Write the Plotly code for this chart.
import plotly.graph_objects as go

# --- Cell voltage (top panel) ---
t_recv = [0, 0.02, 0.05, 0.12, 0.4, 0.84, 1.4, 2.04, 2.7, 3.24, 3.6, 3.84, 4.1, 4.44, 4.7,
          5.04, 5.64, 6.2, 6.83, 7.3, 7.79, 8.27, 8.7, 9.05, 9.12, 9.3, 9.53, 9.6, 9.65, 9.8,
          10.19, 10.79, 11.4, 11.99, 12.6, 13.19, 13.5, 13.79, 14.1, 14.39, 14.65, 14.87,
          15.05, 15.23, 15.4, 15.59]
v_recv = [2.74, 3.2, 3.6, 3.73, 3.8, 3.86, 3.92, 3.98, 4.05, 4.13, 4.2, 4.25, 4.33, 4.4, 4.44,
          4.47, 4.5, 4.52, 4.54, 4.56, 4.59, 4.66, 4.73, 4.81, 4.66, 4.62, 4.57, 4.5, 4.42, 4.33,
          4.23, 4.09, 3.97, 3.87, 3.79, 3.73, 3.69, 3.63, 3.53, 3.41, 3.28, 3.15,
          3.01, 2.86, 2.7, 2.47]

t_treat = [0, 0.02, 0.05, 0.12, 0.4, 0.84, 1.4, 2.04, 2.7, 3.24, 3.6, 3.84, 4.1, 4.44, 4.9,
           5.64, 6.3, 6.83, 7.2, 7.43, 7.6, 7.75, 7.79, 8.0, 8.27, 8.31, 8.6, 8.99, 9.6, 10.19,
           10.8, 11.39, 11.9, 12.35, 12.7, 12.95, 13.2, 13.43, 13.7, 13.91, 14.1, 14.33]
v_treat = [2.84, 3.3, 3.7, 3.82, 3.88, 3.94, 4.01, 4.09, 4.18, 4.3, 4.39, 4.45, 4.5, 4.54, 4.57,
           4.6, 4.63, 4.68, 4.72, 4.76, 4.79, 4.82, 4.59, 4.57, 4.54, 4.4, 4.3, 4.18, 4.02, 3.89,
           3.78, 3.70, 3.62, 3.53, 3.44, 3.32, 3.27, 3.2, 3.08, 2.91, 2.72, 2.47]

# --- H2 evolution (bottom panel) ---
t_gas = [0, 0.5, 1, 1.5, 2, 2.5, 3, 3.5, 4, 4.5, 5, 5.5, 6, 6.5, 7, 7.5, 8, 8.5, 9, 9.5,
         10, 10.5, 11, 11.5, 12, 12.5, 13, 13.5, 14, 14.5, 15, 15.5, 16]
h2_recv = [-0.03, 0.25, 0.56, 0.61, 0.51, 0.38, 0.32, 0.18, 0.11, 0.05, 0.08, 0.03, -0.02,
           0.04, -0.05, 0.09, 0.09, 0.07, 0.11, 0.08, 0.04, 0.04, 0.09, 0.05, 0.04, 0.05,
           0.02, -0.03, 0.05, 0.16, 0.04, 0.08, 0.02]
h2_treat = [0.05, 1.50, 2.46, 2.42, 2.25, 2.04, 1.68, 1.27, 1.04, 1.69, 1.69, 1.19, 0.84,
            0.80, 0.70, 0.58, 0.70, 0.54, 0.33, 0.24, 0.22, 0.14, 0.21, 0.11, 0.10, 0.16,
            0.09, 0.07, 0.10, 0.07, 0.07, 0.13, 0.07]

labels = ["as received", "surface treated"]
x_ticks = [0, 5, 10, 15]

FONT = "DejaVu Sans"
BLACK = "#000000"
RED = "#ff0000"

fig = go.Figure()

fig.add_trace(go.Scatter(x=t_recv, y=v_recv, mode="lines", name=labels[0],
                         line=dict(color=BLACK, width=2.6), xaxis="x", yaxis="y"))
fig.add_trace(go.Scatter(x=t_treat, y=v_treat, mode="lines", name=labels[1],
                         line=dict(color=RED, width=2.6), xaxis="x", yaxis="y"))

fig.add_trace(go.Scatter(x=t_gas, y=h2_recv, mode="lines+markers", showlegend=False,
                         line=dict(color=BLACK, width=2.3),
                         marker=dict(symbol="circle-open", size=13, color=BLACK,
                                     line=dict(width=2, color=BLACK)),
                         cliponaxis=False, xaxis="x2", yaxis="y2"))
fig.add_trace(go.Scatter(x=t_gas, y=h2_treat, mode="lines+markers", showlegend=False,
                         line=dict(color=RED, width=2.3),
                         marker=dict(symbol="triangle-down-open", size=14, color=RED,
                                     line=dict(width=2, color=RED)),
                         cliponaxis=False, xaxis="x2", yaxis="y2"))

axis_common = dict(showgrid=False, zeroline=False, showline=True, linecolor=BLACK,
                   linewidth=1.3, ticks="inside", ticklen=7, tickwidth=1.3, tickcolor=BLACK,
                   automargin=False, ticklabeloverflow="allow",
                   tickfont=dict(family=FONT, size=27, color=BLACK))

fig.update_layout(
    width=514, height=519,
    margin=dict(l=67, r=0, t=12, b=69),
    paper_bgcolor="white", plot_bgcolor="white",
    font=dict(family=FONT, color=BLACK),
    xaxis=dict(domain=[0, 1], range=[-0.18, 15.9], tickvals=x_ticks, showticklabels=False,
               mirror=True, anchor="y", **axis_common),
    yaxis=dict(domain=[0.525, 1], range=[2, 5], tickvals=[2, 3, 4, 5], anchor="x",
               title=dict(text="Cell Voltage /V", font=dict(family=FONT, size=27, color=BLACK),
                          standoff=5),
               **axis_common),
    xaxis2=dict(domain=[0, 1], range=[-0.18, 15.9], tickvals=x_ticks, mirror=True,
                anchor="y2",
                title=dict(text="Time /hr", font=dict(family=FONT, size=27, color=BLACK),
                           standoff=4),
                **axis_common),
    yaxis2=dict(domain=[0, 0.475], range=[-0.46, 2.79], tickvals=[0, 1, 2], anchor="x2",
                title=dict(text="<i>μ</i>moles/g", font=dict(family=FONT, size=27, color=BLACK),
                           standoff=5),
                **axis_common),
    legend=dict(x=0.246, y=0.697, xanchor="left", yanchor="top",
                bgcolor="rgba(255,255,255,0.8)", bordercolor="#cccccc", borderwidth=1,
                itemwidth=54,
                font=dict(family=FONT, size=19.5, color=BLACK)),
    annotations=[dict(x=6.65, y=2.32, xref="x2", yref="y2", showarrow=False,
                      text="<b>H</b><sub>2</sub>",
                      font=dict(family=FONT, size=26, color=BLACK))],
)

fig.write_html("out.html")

═══

**What you should do:**
Quote exactly the stretch of lines above that starts at the first one and ends at the line with "import plotly.graph_objects as go", and nothing beyond it.

**Task result:**
Write the Plotly code for this chart.
import plotly.graph_objects as go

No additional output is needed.